The recipes featured on this programme are generally authentic (he lets you know when he has done his own take on a classic) and are more importantly, achievable. None of the techniques are difficult (although some dishes are time consuming). None of the ingredients are impossible to get hold of or are unduly expensive. Having watched so many other cooking shows and then had the inevitable wild goose chase for “essence of unicorn” or “angel tears” or some other such nonsense, I was pleased that everything was available without a mission.

Although I have not yet made the leap to buying the book (my kitchen shelf is heaving already and I have to clear some of my beloved cookbooks out before I buy ANY more), it would appear that the book to accompany the series is accessible, helpful and easy to follow. I am tempted! For a review, have a look at this:

I'll close with the words of the man himself, which I think sums up Spanish food and cookery:
"To me the underlying point of journeying to Spain would be to discover the ‘duende' in the cooking.  By that I mean a sense of soul, of authenticity. The word is normally used for the soul of flamenco but I think it could be equally applied to the art of Spanish cooking because to my mind, in really good food, there is a communication between the cook and diner that amounts to art."

Thursday, 4 August 2011

Snigdha's Marrakech Lamb Stew

Sadly, my travel CV does not include Morocco. This is an omission which, if time and money will allow, I hope to rectify. That doesn't have to stop me enjoying the flavours of this fascinating country whose food is influenced by a wide range of cultures; Arabic, Berber, Moorish and of course, its neighbours around the Mediterranean. Moroccan food is more spicy than that of either the Mediterrean nations or the middle-east. Perhaps this is why it appeals to many in the UK, who have welcomed spicy food onto their tables and into their hearts.

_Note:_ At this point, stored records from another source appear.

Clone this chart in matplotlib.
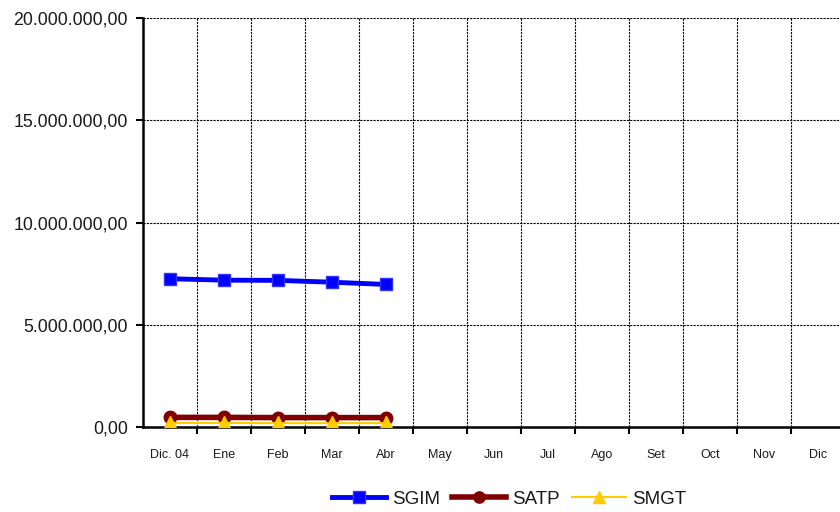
import matplotlib.pyplot as plt
import matplotlib
from matplotlib.ticker import FuncFormatter, FixedLocator

matplotlib.rcParams['font.family'] = ['Liberation Sans', 'DejaVu Sans']
matplotlib.rcParams['text.color'] = '#1a1a1a'

months = ['Dic. 04', 'Ene', 'Feb', 'Mar', 'Abr', 'May', 'Jun', 'Jul', 'Ago',
          'Set', 'Oct', 'Nov', 'Dic']
sgim = [7250000, 7180000, 7170000, 7080000, 6970000]
satp = [470000, 470000, 460000, 460000, 460000]
smgt = [200000, 200000, 190000, 190000, 190000]
yticks = [0, 5000000, 10000000, 15000000, 20000000]


def fmt(v, pos):
    s = '{:,.2f}'.format(v)
    return s.replace(',', 'X').replace('.', ',').replace('X', '.')


fig = plt.figure(figsize=(8.4, 5.12), dpi=100)
ax = fig.add_axes([143 / 840, 85 / 512, 697 / 840, 409 / 512])

xs = list(range(len(sgim)))
ax.plot(xs, sgim, color='#0000FF', lw=3.5, marker='s', ms=9,
        mfc='#0000FF', mec='#3333FF', label='SGIM', zorder=5)
ax.plot(xs, satp, color='#800000', lw=4, marker='o', ms=9,
        label='SATP', zorder=4)
ax.plot(xs, smgt, color='#FFCC00', lw=1.5, marker='^', ms=10,
        label='SMGT', zorder=6)

ax.set_xlim(-0.5, 697 / 54 - 0.5)
ax.set_ylim(0, 20000000)

ax.set_xticks(range(len(months)))
ax.set_xticklabels(months, fontsize=9, color='#1a1a1a')
ax.tick_params(axis='x', which='major', length=0, pad=16)
ax.xaxis.set_minor_locator(FixedLocator([i + 0.5 for i in range(len(months))]))
ax.tick_params(axis='x', which='minor', length=5, width=1.5, direction='out')

ax.set_yticks(yticks)
ax.yaxis.set_major_formatter(FuncFormatter(fmt))
ax.tick_params(axis='y', length=5, width=1.5, direction='out', labelsize=12.8,
               labelcolor='#1a1a1a', pad=6)

ax.grid(axis='y', which='major', color='black', ls=(0, (2, 1)), lw=0.8)
ax.grid(axis='x', which='minor', color='black', ls=(0, (2, 1)), lw=0.8)

for s in ['top', 'right']:
    ax.spines[s].set_visible(False)
ax.spines['left'].set_linewidth(1.8)
ax.spines['bottom'].set_linewidth(1.8)

fig.legend(loc='center', bbox_to_anchor=(509 / 840, 1 - 499 / 512), ncol=3,
           frameon=False, fontsize=13.5, handlelength=2.9, columnspacing=0.64,
           handletextpad=0.32, markerscale=0.9)

plt.savefig('out.png', dpi=100)
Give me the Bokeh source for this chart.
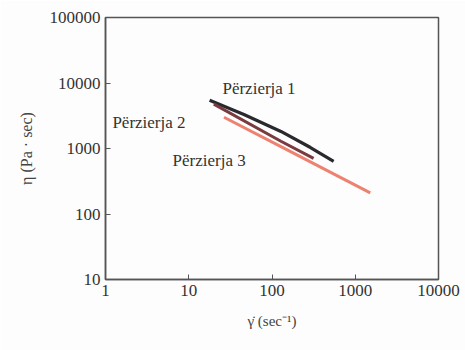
from bokeh.plotting import figure
from bokeh.models import Label, FixedTicker, PrintfTickFormatter
from bokeh.embed import file_html
from bokeh.resources import INLINE

# Data (shear rate vs viscosity)
p1_rate = [17.8, 46, 128, 290, 550]
p1_visc = [5450, 3300, 1820, 1035, 635]
p2_rate = [20, 128, 316]
p2_visc = [4760, 1290, 705]
p3_rate = [26.5, 128, 1515]
p3_visc = [3000, 1070, 210]

x_ticks = [1, 10, 100, 1000, 10000]
y_ticks = [10, 100, 1000, 10000, 100000]
series_names = ["Përzierja 1", "Përzierja 2", "Përzierja 3"]
label_x = [25.4, 1.21, 6.4]
label_y = [8240, 2490, 656]

FONT = "Liberation Serif"

p = figure(width=465, height=350, x_axis_type="log", y_axis_type="log",
           x_range=(1, 10000), y_range=(10, 100000),
           output_backend="svg", toolbar_location=None,
           min_border_left=105, min_border_right=27,
           min_border_top=17, min_border_bottom=71)
p.background_fill_color = "#fdfdfd"
p.border_fill_color = "#fdfdfd"
p.outline_line_color = "#555555"
p.outline_line_width = 1.5
p.grid.visible = False

for ax, ticks in ((p.xaxis[0], x_ticks), (p.yaxis[0], y_ticks)):
    ax.ticker = FixedTicker(ticks=ticks)
    ax.formatter = PrintfTickFormatter(format="%d")
    ax.major_tick_in = 5
    ax.major_tick_out = 0
    ax.minor_tick_line_color = None
    ax.axis_line_color = "#555555"
    ax.axis_line_width = 1.5
    ax.major_tick_line_color = "#555555"
    ax.major_label_text_font = FONT
    ax.major_label_text_font_size = "17px"
    ax.major_label_text_color = "#333333"
    ax.major_label_standoff = 5

p.yaxis.axis_label = "η (Pa · sec)"
p.yaxis.axis_label_text_font = FONT
p.yaxis.axis_label_text_font_style = "normal"
p.yaxis.axis_label_text_font_size = "16px"
p.yaxis.axis_label_text_color = "#444444"
p.yaxis.axis_label_standoff = 12

p.xaxis.axis_label = "γ̇ (sec⁻¹)"
p.xaxis.axis_label_text_font = FONT
p.xaxis.axis_label_text_font_style = "normal"
p.xaxis.axis_label_text_font_size = "15px"
p.xaxis.axis_label_text_color = "#444444"
p.xaxis.axis_label_standoff = 14

p.line(p1_rate, p1_visc, line_color="#2a2a2e", line_width=3.2)
p.line(p2_rate, p2_visc, line_color="#7a3b40", line_width=3.0)
p.line(p3_rate, p3_visc, line_color="#ee8270", line_width=3.0)

for name, lx, ly in zip(series_names, label_x, label_y):
    p.add_layout(Label(x=lx, y=ly, text=name, text_font=FONT, text_font_size="17px",
                       text_color="#333333", text_baseline="middle", text_align="left"))

open("out.html", "w").write(file_html(p, INLINE))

Lamb is the favourite meat of the Moroccans, and given their talent for either marinading it or slow cooking it, I can see why. However, beef is the most frequently eaten meat owing to its lower cost. Most of us are familiar with the 'tagine'; a stew consisting of meat often cooked with fruits such as dried apricot, raisin or preserved lemons. What some may not know is that 'tagine', much like the word 'paella' in Spain, refers to the cooking dish rather than the food itself. A tagine is the two part cooking utensil consisting of a large circular base with a high lip where the food is placed and a conical lid with a hole in the top which acts like a chimney. The tagine is put on a stand over a small wood fire. Here in Europe, you can buy cast iron tagine pots (Le Creuset make a particularly attractive but somewhat costly one) which can go straight on the hob. If you go to Morocco and buy a traditional tagine, you cannot put it directly on the hob or the terracotta will crack and send your stew all over the place! You will need heat diffuser to go underneath it.

I don't own a tagine, my kitchen is only a medium sized one and is full of a huge amount of kitchen paraphernalia as it is. Given that Him Indoors and I cook regularly, the kitchen is heaving with utensils, gadgets and foodstuffs. I just can't keep it tidy, although it is always clean. So this stew has been cooked in a casserole dish. I don't think it suffers as a result, but would be interested to know if anyone has tried using a tagine as well as a casserole and whether there is any difference in flavour.

(serves 2)

4 small onions, chopped
4-5 cloves garlic, finely chopped
2 bay leaves
2 small sticks of cinnamon
½ tsp cumin seeds
½ tsp paprika
1 x 400g tin chickpeas, drained and rinsed
1 x 400g tin tomatoes, chopped
2 lamb shanks
1 aubergine, cut into half moon slices
1 tbsp tomato puree
1 teaspoon harissa
a little flour – for coating the lamb shanks
a little water – to loosen the stew if getting too thick
Ground black pepper
Some olive oil

  1. Preheat your oven. You will need a temperature of 195°C for conventional oven or 175°C for a fan oven. This dish is best cooked in a flameproof casserole type dish like a cast iron casserole dish.
  2. Firstly, heat some olive oil (about 2 tbsp) in the dish. As this is happening, lightly coat the lamb shanks in flour and when the oil is hot, add them in. When they are browned all over, remove them to a plate.

  3. Add more olive oil and start frying the aubergine until browned. This is best done when the pan is good and hot, so that the aubergine doesn't soak up lots of oil when cooking. Cook in small batches so the pan doesn't cool down or get too congested. Place with the browned lamb when done.

  4. Add a little more olive oil (this is not diet food, I'm afraid!) and fry the onions for about 6 minutes. Add the garlic and cinnamon and cook for another 4 minutes. Then add the puree and harissa, stir thoroughly to mix and cook for 3 minutes to cook the flavours out.

  5. Add the tinned tomatoes, chick peas, salt and pepper (to taste) and some water if needed. You want the lamb completely covered by the stew so that it stews and doesn't roast instead. Turn the heat up and bring to the boil. 

  6. Once you have done all of this, your work is almost done. Pop the casserole dish in the oven and put your feet up. The stew will be done in 1½-2 hours depending on your oven, size of dish, amount of fluid, etc. The stew will be ready when the lamb is so tender is practically falling off the bone. If that means putting it back in the oven for an extra 20-40 minutes, go ahead.

  7. Serve with crusty bread, although couscous or rice will probably go well with the juicy sauce.